From what I know, a judge considers a person's financial situation before penalizing them with a fine. And if someone is having trouble paying it, they can always appeal to the court to extend the payment deadline or to pay it in installments. It is at the judge's discretion but I doubt that any judge would put someone under that financial responsibility if they seriously can't afford it.

I don't know for sure, but I think that a misdemeanor fine plus incarceration are rarely imposed together. Maybe if the individual has many misdemeanors on their record and the fines don't appear to be effective.

serenesurface
Post 2

@alisha-- Yea, misdemeanors are usually divided into classes depending on the severity of the crime and they have different fine ranges. But it all depends on the state, each state has different laws about this.

For example, I live in Arizona and here misdemeanors are divided into three classes.
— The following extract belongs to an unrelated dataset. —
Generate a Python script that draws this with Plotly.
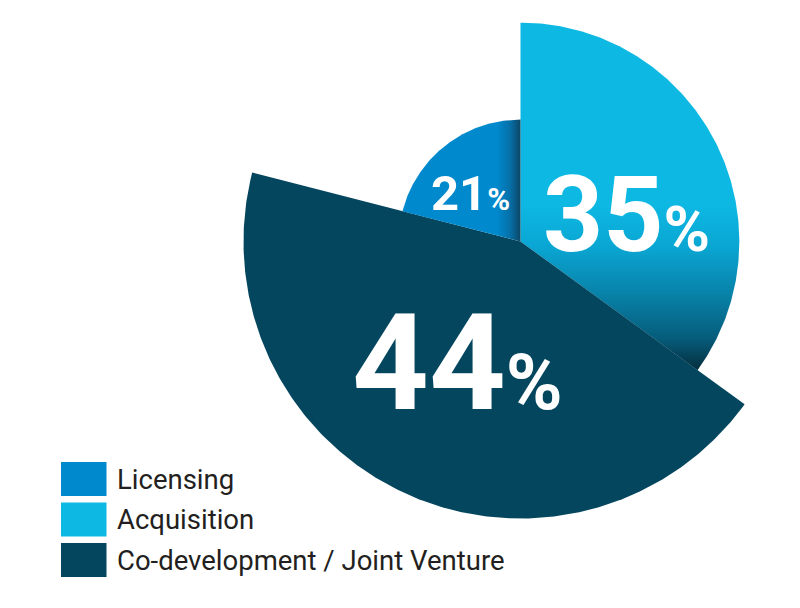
import numpy as np
import plotly.graph_objects as go

# ---- data ----
categories = ["Licensing", "Acquisition", "Co-development / Joint Venture"]
shares = [21, 35, 44]                 # percent -> angular size of each slice
radius = [0.44, 0.79, 1.0]            # relative radius of each slice
colors = ["#0089CD", "#0DB8E2", "#05465F"]
draw_order = ["Acquisition", "Co-development / Joint Venture", "Licensing"]  # clockwise from 12 o'clock

# ---- layout constants (pixels, in screenshot coordinates) ----
W, H = 800, 608
OFF = 8             # page body margin
PX = 277.0          # pixels per radius unit
CX, CY = 520.5 - OFF, 241.5 - OFF

x_range = [-CX / PX, (W - CX) / PX]
y_range = [-(H - CY) / PX, CY / PX]

def to_paper(px, py):
    return (px - OFF) / W, 1 - (py - OFF) / H

def to_data_x(px):
    return (px - OFF - CX) / PX

def to_data_y(py):
    return (CY - (py - OFF)) / PX

gradients = {
    "Acquisition": dict(type="vertical",
                        start=to_data_y(372), stop=to_data_y(205),
                        colorscale=[[0, "#052B39"], [0.2, "#065C7B"], [0.45, "#0880A6"],
                                    [0.75, "#0AA6D3"], [1, "#0DB8E2"]]),
    "Licensing": dict(type="horizontal",
                      start=to_data_x(497), stop=to_data_x(520.5),
                      colorscale=[[0, "#0089CD"], [0.55, "#0670A8"], [1, "#0C4767"]]),
}

fig = go.Figure()
start = 0.0
for name in draw_order:
    i = categories.index(name)
    span = shares[i] / sum(shares) * 360.0
    th = np.radians(np.linspace(start, start + span, 240))
    r = radius[i]
    xs = np.concatenate([[0], r * np.sin(th), [0]])
    ys = np.concatenate([[0], r * np.cos(th), [0]])
    kw = dict(fillcolor=colors[i])
    if name in gradients:
        kw["fillgradient"] = gradients[name]
    fig.add_trace(go.Scatter(x=xs, y=ys, mode="lines", fill="toself",
                             line=dict(width=0, color=colors[i]),
                             name=name, showlegend=False, hoverinfo="name", **kw))
    start += span

# ---- percentage labels ----
label_style = {
    "Licensing": dict(pos=(470.5, 193), big=49, small=31),
    "Acquisition": dict(pos=(626.5, 215), big=105, small=63),
    "Co-development / Joint Venture": dict(pos=(457.5, 363), big=134, small=77),
}
for i, name in enumerate(categories):
    s = label_style[name]
    xp, yp = to_paper(*s["pos"])
    fig.add_annotation(
        x=xp, y=yp, xref="paper", yref="paper", xanchor="center", yanchor="middle",
        text=f"{shares[i]}<span style='font-size:{s['small']}px'>%</span>",
        showarrow=False,
        font=dict(family="Roboto", size=s["big"], color="white", weight="bold"),
    )

# ---- legend (manual) ----
legend_rows = [479, 519.5, 560]
for i, name in enumerate(categories):
    cy = legend_rows[i]
    x0, y0 = to_paper(61, cy - 17)
    x1, y1 = to_paper(106.5, cy + 17)
    fig.add_shape(type="rect", xref="paper", yref="paper", x0=x0, x1=x1, y0=y1, y1=y0,
                  fillcolor=colors[i], line=dict(width=0))
    tx, ty = to_paper(115, cy)
    fig.add_annotation(x=tx, y=ty, xref="paper", yref="paper", xanchor="left", yanchor="middle",
                       text=name, showarrow=False,
                       font=dict(family="Roboto", size=27.5, color="#231F20"))

fig.update_layout(
    width=W, height=H,
    margin=dict(l=0, r=0, t=0, b=0),
    paper_bgcolor="white", plot_bgcolor="white",
    xaxis=dict(range=x_range, visible=False, fixedrange=True),
    yaxis=dict(range=y_range, visible=False, fixedrange=True),
    showlegend=False,
)

fig.write_html("out.html")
Class three is for less serious misdemeanors and fines go up to five hundred dollars. Class two is for more serious misdemeanors and fines for those go up to seven hundred and fifty dollars. And class one, which is for the most serious misdemeanors have fines up to two thousand five hundred dollars.

I agree with you that five thousand dollars is a lot. But I think that in most states, fines for misdemeanor don't go up that high. I could be wrong though.

discographer
Post 1

$5000 seems like an awful lot of money for a misdemeanor, especially if it's a minor one like a traffic misdemeanor. Don't misdemeanors also have sub-categories based on the type of crime? These sub-categories should have specific fine limits right?

Also, what happens if someone can't pay the fine or refuses to pay it? What if they are in financial difficulty and can't afford it? Or what if they just delay paying it or refuse to pay it all together because they don't accept the charge? What happens then?

And in what kind of situations would a judge be inclined to order both a fine and jail time?

Sorry for asking so many questions but a friend of mine was charged with a misdemeanor recently and is waiting for the judge's decision. I don't know anything about the legal system, so I'm curious to know more and I'm also worried about my friend.